Kidshealth.org covers a range of topics that relate to how adults can help children thrive. Its cyberbullying page gives some tips that can help adults recognize when a child is a victim of online abuse. Since kids hesitate to speak up, knowing the signs of cyberbullying is vital. It also provides guidance to parents on what to do if they discover that their child is the bully. Knowing how to talk to parents about that side of the issue can smooth out the process of beating specific cases of cyberbullying.
Overcomebullying.org has a broader focus than the other resources listed here. Its goal is to help victims of all types of bullying, whether it happens at school, in the workplace, or online. If you’re interested in doing deeper research, overcomebullying.org has lists of books that address specific types of bullying.

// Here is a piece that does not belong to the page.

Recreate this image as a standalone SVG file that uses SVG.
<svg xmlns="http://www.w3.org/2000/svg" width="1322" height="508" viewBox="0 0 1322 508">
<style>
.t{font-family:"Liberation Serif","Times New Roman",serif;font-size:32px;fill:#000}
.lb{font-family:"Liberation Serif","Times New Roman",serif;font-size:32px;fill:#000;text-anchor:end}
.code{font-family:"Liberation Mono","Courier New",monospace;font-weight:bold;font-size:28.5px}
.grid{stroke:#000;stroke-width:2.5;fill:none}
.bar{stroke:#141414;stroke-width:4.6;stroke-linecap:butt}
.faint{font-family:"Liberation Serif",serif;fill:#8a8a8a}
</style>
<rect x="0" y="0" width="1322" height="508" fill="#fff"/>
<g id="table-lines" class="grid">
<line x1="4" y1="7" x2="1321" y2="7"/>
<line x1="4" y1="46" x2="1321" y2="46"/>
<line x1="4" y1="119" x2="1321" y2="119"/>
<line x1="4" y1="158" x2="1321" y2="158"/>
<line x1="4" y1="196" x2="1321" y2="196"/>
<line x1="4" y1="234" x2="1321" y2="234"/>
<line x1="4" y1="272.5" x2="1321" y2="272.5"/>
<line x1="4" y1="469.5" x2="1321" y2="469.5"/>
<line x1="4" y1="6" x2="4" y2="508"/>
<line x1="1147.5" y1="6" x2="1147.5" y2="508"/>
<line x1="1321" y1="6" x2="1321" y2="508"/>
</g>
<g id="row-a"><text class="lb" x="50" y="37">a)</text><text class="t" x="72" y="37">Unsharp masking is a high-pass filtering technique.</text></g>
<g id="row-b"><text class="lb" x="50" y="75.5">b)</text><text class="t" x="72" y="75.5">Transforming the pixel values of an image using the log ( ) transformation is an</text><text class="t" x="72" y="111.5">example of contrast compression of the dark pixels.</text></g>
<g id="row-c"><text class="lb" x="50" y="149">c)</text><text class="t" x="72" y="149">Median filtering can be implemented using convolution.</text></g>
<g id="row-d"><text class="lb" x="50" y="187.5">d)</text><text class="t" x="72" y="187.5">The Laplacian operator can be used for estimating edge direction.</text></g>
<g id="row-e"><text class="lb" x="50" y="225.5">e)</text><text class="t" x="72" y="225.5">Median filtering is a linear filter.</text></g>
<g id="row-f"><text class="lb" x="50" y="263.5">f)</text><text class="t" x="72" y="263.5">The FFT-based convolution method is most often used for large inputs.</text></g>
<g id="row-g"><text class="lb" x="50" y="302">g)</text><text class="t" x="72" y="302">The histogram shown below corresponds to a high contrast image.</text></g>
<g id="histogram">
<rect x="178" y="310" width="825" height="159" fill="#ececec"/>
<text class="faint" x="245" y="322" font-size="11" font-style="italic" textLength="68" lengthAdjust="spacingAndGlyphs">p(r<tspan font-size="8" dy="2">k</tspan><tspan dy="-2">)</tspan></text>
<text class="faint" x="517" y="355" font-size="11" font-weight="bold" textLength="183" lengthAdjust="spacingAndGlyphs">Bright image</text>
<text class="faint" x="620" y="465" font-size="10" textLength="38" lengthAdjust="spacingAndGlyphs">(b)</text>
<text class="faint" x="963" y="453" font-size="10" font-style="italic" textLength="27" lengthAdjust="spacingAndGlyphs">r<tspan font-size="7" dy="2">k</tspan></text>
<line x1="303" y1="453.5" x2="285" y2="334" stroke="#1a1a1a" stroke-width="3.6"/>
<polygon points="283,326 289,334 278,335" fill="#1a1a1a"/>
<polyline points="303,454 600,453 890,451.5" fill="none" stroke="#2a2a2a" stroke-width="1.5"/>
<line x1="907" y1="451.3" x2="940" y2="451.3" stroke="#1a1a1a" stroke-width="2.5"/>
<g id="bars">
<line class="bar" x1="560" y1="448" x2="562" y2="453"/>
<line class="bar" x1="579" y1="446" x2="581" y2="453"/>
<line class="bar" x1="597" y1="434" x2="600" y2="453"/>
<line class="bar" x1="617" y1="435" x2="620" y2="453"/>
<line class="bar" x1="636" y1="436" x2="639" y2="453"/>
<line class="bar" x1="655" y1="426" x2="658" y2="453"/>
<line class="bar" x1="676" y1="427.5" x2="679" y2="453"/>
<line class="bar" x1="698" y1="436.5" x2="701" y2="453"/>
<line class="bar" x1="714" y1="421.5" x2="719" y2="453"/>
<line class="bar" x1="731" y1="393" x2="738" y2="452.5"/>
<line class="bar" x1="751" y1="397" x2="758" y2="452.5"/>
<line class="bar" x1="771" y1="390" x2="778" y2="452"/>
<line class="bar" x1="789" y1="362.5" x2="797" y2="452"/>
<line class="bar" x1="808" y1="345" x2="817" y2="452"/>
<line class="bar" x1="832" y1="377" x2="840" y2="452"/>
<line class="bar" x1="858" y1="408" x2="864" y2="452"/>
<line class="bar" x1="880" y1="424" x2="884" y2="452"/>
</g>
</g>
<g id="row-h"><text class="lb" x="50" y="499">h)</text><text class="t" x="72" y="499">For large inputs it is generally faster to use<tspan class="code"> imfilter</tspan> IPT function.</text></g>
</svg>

The article “15 Strategies Educators Can Use to Stop Cyberbullying” at opencolleges.edu.au outlines ways in which educators can make students feel more responsible for their online behavior. A couple of the techniques outlined include creating “digital citizens” and using team building activities in the classroom.
Deletecyberbullying.org is another project that wants to put an end to online harassment. The website includes news articles, helpful guides, and a list of resources that can help educators, parents, and students.
Connectsafely.org gives tips on how to stay safe online, and it has a downloadable PDF guide about cyberbullying. The guide is designed for parents, but the information there can help educators as well.
Cyberbullying often goes unnoticed by school faculty members, parents, and the students who have the good fortune to escape becoming a victim. However, addressing cyberbullying is vital because lives are at stake. Bullying victims are at least twice as likely to attempt suicide as those who are not victims. By being observant and staying up to date on the latest methods to fight cyberbullying, educators can play a role in eliminating the problem.